— How USAID’s West Africa Biodiversity and Climate Change project is changing the lives of struggling farmers in Grand Cape County
A few years ago, Aaron Peter, a father of six children, was living in abject poverty as he struggled to feed or send his children to school.
Back then, he was involved in small scale farming and could barely make enough from crop sales despite working hard to increase the harvest. But now, the situation has changed for Aaron Peter, as he can afford to take care of his family’s needs daily.
Like many of his colleagues in Fula Camp, located around the Mano River Kongo, close to the Gola National Peace Park in Grand Cape Mount County, Peter’s breakthrough came in 2019 after he was recruited and trained in improved bees production under the USAID sponsored project of the West Africa Biodiversity and Climate Change (WA BiCC)—and implemented by the Society for the Conservation of Nature of Liberia (SCNL), through Vainga Agriculture Development Management Consultancy (VADEMCO).
“I must admit, I was struggling to take care of my family when I was not into bee farming. But now, this is not the case as I can provide for my family regularly as well as taking care of other needs. Now, I have a saving for myself and my family — a situation which was not possible years ago,” Peter said.
The project, according to USAID and the implementing partners, was initiated to train farmers in improved bees’ production as an alternative livelihood option to preserve the Gola forest, which is home to endangered species that existing between Liberia and Sierra Leone.
The project also focused on building the capacities of low-land and groundnut farmers as well as cocoa farmers to improve their harvest for income expansion instead of encroaching on the protected forest wildlife or minerals.
As a bee farmer, Peter, who once lived in poverty, now produces 18 gallons of honey per harvest after every six months from his three bees hives. Sometimes, if harvest goes well, Peter’s beehives can produce up to 22 gallons per harvest, which increases revenue for him.
Peter added: “Bee farming allows me to make more profit with less effort, as compared to the hunting and cutting down of hardwood in the forest for farming, which consumes more time. It is an alternative livelihood to help farmers preserve the forest and protect the animals.”
Peter and his colleagues from Fula Camp and other surrounding villages were trained to setup the beehives and get the empty honeycombs, melt them and put them in the hives to attract the bees.
According to him, with the new education, farmers have been able to understand the importance of protecting and preserving the forest for future generations, amid efforts to mitigate climate change.
Like Peter, Joe Dahn, who is a resident of Green-Bar City, has seen his income improved and his ability to provide on-time for his family as a bee and cocoa farmer.

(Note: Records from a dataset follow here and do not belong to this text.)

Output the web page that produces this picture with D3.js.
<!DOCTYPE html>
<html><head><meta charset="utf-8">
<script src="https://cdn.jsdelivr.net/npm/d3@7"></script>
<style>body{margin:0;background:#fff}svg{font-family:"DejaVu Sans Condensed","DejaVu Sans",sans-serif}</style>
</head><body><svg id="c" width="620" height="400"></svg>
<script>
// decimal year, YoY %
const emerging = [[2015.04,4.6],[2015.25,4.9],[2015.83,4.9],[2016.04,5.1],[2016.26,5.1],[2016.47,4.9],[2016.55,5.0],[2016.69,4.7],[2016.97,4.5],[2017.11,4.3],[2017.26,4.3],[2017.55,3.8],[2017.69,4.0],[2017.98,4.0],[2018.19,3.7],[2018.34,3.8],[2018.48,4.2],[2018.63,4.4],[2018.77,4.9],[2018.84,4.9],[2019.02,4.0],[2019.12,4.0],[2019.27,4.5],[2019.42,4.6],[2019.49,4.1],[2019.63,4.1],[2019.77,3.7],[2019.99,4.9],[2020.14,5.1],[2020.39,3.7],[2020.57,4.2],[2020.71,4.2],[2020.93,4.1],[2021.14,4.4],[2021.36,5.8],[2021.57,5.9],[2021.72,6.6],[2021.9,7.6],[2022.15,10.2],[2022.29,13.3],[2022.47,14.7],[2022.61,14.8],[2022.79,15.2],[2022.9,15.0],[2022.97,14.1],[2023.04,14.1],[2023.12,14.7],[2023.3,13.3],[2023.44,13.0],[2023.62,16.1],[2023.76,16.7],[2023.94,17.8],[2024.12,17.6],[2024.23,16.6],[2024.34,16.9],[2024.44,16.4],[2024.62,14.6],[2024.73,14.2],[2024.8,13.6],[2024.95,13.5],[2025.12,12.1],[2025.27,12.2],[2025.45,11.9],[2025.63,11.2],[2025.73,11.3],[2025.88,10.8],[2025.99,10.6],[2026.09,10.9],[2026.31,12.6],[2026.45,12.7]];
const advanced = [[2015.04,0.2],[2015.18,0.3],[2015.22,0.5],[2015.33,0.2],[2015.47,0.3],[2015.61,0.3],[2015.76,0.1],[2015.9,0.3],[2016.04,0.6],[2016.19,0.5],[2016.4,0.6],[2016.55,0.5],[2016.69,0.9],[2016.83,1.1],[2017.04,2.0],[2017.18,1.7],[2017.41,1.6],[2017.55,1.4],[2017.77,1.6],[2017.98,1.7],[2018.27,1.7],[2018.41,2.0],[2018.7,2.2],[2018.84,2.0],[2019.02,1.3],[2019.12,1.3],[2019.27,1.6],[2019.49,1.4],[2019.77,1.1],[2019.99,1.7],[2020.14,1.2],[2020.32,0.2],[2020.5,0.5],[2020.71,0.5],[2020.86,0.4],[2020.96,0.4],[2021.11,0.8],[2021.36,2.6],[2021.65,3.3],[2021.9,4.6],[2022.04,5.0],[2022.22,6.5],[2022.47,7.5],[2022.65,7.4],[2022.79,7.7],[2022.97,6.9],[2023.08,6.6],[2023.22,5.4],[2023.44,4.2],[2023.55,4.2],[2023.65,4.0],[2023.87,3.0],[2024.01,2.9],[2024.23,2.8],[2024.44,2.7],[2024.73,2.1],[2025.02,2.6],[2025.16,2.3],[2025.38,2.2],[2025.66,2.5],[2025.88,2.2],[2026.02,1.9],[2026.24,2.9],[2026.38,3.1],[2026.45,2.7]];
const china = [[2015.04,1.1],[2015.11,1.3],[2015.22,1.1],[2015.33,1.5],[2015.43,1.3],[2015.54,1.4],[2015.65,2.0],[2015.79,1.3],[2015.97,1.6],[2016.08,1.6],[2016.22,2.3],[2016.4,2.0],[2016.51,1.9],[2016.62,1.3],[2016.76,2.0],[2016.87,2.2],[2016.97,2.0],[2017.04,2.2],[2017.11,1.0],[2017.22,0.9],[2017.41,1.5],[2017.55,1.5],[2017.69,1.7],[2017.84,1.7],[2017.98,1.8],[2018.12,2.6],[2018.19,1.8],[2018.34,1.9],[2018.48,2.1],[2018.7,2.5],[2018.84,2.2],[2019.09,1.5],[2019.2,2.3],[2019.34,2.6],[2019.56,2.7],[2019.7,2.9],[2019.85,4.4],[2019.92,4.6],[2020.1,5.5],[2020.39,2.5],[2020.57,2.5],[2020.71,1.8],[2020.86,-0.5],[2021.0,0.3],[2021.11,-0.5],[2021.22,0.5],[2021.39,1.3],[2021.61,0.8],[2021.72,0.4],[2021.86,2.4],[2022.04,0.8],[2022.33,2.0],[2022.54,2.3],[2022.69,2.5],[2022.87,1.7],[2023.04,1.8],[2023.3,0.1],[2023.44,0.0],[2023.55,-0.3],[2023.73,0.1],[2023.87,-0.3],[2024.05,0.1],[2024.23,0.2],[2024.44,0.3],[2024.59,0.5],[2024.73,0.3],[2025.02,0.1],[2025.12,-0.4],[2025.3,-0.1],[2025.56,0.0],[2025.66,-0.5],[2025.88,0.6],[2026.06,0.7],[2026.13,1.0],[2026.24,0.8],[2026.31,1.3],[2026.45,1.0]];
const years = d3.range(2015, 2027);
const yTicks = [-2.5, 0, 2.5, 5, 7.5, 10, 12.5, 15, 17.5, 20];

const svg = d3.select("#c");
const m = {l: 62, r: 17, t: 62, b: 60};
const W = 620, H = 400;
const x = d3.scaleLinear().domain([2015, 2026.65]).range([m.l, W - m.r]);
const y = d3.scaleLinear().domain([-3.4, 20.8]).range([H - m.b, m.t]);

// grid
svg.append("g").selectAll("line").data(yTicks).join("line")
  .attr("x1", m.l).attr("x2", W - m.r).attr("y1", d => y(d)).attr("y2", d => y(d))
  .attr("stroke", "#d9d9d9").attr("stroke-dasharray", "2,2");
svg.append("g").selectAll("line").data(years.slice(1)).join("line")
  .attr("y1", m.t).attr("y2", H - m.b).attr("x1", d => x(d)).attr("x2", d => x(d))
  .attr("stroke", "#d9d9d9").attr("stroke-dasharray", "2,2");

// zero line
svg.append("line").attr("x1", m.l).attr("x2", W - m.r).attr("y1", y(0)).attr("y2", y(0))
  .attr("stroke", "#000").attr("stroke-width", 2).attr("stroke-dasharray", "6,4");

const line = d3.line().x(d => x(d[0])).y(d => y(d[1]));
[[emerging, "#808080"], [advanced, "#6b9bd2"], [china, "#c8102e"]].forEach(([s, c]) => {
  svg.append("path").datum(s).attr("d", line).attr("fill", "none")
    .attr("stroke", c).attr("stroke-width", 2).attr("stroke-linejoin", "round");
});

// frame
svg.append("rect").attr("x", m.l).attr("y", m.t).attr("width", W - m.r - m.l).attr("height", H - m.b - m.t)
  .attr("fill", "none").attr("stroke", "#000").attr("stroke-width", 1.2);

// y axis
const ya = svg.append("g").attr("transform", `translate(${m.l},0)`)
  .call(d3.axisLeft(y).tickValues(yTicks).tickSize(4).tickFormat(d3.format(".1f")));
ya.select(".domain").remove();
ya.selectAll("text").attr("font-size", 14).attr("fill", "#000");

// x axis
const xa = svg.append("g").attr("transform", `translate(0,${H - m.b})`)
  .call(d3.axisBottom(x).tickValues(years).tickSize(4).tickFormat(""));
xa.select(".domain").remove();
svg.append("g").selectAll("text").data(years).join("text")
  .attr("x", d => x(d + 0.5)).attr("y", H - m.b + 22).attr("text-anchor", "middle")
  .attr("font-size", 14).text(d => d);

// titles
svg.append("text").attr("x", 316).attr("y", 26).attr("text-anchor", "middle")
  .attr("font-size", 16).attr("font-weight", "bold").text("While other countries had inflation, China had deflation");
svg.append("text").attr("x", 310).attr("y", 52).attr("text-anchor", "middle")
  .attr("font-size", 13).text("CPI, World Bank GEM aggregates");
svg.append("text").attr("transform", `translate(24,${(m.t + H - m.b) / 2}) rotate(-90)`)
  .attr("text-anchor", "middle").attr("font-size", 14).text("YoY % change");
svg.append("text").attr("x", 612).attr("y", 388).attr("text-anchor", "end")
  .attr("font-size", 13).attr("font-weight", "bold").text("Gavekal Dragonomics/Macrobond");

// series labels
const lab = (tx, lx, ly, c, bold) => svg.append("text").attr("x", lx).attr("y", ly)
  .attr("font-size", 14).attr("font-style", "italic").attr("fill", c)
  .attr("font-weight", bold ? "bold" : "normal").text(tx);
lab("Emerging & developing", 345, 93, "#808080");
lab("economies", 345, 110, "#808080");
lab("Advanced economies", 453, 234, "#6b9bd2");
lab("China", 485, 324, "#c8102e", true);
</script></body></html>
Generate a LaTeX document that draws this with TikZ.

“With sales from bee farming, I can now regularly pay my seven children’s tuition and put food on our table. This was not the case years back. Also, with bee farming; it is easy and comes with less effort, unlike the old farming method that requires a lot of strength, energy, and consumes more time,” Dahn added.
Although Dahn doesn’t have a large beehive, he still makes US$204 (L$39,984) per six-month harvest or more when the harvest is good.
“I am grateful for what I am making now because I was not making much money,” Dahn added. “The amount might sound little to others but it is enough money that can solve my problems. I am also focusing on increasing my beehives to expand my income.”
Unlike Peter, Dahn is also into cocoa farming, after having acquired advance knowledge from the project to supplement his bees farming income.
“Upon my first cocoa harvest, which will take place after one-year eight months, I intend to use the money from there to enlarge my farm to a cocoa plantation because I think my children will be able to harvest when I am dead,” he said.
Meanwhile, Dahn also encouraged other farmers to join the preservation of forests because there are huge future benefits not just from the community but also for the near future.
About honey bees
According to Arizona State University’s Ask A Biologist, there are three types of honey bees within a hive: the queen, the workers, and the drones. A queen bee is the only female bee in the hive that gets to reproduce. Worker bees are all female and are all offspring of the queen. But there are males in the hive called drones.
Only one queen lives in a hive. She is the largest bee in the colony, with a long and graceful body. She is the only female with fully developed ovaries. The queen’s two primary purposes are to produce chemical scents that help regulate the unity of the colony and to lay lots of eggs.
Each hive of bees can produce anywhere from 20 to 60 pounds of honey on average per year (depending on a variety of factors such as geographic location, weather, temperature, pests, local flora, and more). Some hives can produce much greater amounts under ideal management conditions.